My last fortress was 42% children and babies though lol. I looked up the US resident population by sex and age in the year 2000, and the percentage of humans aged less than 20 in the US was
(19176 + 20550 + 20528 + 20219) / 281425.0
which is 21% 28.5%.
So even counting every human under 20 as a child, that dwarf fortress had, proportionally, twice the way more children.
Pre-modern population distribution was *significantly* different than what we are accustomed to today. Remember that DF is set pre-1400. A quick check shows that in the 1910 census, which is still far more modern than medieval, the US population had 32.1% children, defined as age 14 or less; and this doesn't count the still significant mortality rate of the very young. If I' reading the 1890 tables right, it was 35.5%. Earlier censuses had less specific questions, but the median age for the entire US (all classes/races/sexes) in 1820 was 16.7 years old; the earliest US census data (white males only for 1790) show a median age of 15.9 years. (By comparison, the 2010 US median age across all groups was 37.2; a mere 220 years back drops the median age by well over half, and DF is intended to be set the equivalent of over 600 years back.)
Picking a semi-random well documented case,
King Edward I (1239-1307)... had at least 14 and perhaps 16 children by his first wife, of which only 6 survived to adulthood. When his first wife died and he took a second, he had 3 more total, 2 of which made it to adulthood. Note that this was a family that was, in general, well-supplied with all its physical needs; yet less than half of them made it to adulthood.
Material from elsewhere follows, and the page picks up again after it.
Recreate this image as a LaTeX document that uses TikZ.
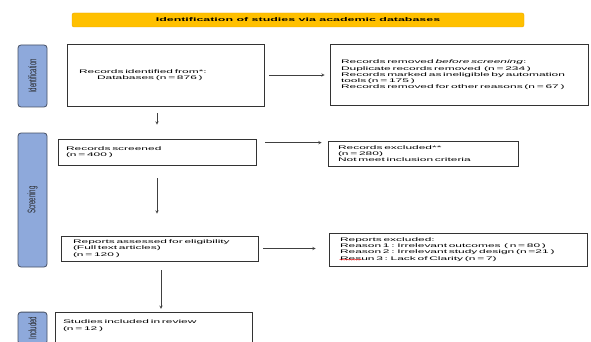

Population growth requires, in the most general terms, that a couple have an average of more than two children that survive to adulthood and bear children of their own. Given that not all adults are able to have children (become priests, die in accident or combat before having children, many other reasons), you need noticeably more than 2.0 surviving adult children per couple; given child mortality rates well over 50% in many cases, a couple having 5-6 kids was quite common, and 8+ kids wasn't significantly unusual in many places.
tl;dr: DF is attempting to simulate a pre-1400 medieval population. A substantial fraction of your population *should* be children for a vital and thriving fort; if you don't like that, feel free to mod it to something more to your liking, but be aware that you're getting into the category of mods that make the game easier by making it less realistic to your personal taste.